After looking into Brave’s “Google Fallback Mixing” feature, i’ve noticed some major differences between how it markets itself and how it actually works.
https://search.brave.com/help/google-fallback
Brave promotes the feature with a promise of anonymity, assuring that this does not threaten user privacy in any way:
- “As Brave launches its private, independent search engine, we must still meet user expectations.”
- “you can allow the Brave browser to anonymously check Google for the same query”
- “Brave Search gives you the option to let your browser anonymously check Google when our results need more depth.”
- “Note that choosing this option has no effect on your privacy.”

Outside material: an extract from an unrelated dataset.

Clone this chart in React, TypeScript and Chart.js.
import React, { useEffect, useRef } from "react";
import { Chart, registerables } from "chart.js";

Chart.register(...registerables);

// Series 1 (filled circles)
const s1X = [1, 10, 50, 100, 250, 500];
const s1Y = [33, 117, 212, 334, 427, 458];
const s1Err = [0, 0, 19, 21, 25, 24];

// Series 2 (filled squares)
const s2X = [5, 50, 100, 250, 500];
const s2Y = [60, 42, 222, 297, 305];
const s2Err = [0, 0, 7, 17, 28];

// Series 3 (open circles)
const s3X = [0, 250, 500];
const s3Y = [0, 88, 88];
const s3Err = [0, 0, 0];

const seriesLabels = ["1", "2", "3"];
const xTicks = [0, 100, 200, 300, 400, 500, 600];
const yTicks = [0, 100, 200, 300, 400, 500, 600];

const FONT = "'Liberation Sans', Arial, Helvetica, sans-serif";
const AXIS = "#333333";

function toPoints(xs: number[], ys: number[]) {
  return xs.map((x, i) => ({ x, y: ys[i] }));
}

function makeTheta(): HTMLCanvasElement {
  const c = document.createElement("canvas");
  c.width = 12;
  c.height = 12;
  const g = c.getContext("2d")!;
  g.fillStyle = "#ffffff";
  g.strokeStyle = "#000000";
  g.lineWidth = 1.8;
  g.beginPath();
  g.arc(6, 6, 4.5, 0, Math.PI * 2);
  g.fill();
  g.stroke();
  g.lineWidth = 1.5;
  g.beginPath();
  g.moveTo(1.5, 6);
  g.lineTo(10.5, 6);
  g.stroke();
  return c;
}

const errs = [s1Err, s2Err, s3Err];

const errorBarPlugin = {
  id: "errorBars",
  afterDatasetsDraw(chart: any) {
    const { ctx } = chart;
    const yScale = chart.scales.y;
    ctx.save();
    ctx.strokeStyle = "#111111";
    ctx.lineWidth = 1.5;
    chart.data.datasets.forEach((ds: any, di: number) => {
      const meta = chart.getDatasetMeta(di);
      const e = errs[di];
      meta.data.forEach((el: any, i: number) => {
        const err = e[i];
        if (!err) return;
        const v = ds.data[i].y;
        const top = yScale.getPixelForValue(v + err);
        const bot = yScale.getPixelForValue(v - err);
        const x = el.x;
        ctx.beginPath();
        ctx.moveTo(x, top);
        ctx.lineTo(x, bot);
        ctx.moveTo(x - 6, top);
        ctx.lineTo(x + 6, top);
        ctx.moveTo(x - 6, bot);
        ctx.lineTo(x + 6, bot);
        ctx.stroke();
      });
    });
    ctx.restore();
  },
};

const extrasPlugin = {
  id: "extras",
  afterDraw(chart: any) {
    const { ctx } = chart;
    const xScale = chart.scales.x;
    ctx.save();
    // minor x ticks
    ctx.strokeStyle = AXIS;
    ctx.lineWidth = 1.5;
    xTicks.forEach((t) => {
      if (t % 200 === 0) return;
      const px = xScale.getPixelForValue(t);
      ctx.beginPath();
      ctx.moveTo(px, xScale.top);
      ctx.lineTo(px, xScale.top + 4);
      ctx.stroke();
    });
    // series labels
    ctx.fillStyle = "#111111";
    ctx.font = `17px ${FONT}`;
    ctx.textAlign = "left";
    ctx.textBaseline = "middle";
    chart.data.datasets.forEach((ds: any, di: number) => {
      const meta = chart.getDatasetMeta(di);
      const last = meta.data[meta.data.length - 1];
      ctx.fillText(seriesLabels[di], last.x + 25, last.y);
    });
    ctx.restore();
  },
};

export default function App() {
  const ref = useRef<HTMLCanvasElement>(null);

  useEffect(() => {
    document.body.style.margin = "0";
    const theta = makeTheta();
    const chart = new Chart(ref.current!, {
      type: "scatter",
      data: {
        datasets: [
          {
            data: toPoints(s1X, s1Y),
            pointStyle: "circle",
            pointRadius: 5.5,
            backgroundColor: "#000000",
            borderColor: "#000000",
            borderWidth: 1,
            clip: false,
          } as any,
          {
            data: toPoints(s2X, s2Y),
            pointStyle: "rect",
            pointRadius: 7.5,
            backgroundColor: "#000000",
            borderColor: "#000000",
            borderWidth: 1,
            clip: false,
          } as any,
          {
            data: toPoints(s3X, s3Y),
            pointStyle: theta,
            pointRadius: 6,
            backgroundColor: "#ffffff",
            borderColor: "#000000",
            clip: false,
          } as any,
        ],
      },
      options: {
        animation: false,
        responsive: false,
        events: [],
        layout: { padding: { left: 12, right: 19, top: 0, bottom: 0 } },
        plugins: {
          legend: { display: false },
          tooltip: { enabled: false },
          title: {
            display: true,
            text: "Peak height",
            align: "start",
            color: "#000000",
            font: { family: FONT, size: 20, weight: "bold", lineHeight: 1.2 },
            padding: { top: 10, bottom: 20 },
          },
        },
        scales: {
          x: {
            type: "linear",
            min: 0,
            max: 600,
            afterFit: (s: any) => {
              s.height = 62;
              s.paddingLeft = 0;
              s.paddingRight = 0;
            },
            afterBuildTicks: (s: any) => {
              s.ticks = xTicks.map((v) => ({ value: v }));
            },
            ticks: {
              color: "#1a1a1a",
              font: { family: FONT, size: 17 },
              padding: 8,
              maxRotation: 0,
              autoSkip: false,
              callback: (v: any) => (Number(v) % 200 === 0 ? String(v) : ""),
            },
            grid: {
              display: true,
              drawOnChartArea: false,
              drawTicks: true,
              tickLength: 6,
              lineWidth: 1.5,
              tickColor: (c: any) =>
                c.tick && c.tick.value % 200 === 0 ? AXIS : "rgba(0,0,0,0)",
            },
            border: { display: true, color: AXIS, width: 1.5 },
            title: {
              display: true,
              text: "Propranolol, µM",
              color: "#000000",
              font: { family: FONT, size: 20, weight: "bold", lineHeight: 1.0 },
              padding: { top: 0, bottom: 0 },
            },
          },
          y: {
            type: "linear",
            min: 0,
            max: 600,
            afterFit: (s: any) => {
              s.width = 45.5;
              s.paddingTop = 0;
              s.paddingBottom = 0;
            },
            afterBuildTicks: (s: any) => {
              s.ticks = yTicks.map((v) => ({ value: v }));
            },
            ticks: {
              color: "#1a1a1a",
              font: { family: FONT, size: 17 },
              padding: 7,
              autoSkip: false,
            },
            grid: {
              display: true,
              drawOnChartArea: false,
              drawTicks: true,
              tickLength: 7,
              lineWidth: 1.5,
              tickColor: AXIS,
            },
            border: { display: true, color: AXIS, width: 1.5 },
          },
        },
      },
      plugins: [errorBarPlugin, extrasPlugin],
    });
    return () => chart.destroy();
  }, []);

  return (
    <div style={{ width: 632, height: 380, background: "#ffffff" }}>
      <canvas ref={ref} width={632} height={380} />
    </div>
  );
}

- “If you happen to have a Google account, Google will not be able to associate your query with this account.”
Another contradiction:
- “The result sets are mixed in your browser, and sent back to us for analysis so we can learn what types of queries need more work.”

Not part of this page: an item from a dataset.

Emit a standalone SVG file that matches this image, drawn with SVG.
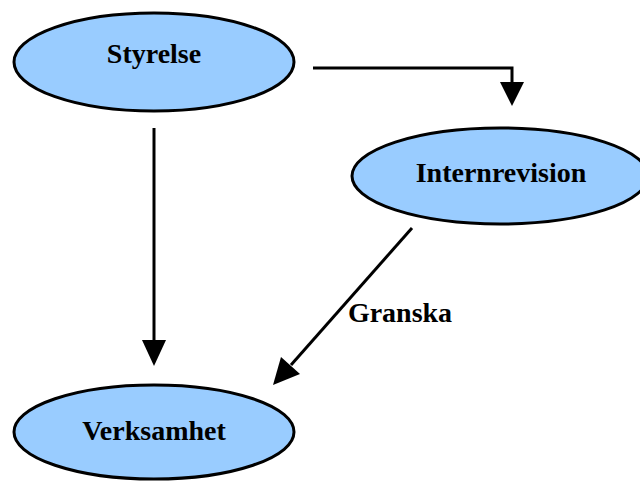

- “And Brave does not keep your queries in any shape or form.”
However, MitM network analysis showed that each fallback query sends the user’s real IP address directly to Google.
This is also confirmed by the developer:
https://news.ycombinator.com/item?id=27593801
This allows Google to continue building a shadow profile based on IP, location, time of day, and browser fingerprint, even if the search is not tied to a specific Google account.
This feature effectively turns the user into a data collection agent for Brave. The documentation and description of the function in the search engine settings make it pretty clear what this data exchange is for:
- “For queries where Brave Search is not yet refined, your browser will anonymously check Google for the same query, mix the results for you and send the query data back to us so we can improve Brave Search for everyone.”
From this, I conclude that the operational flow is as follows: The user’s browser makes a direct, non-proxied connection to Google, exposing their IP address. The results from this query are then sent back to Brave’s servers for analysis. It’s basically using the user as a proxy.
This means the user shoulders the privacy risk of communicating directly with Google, only for the resulting data to be used to train Brave’s own commercial product. It is a clear instance of using the customer’s resources and privacy exposure to gather competitive intelligence.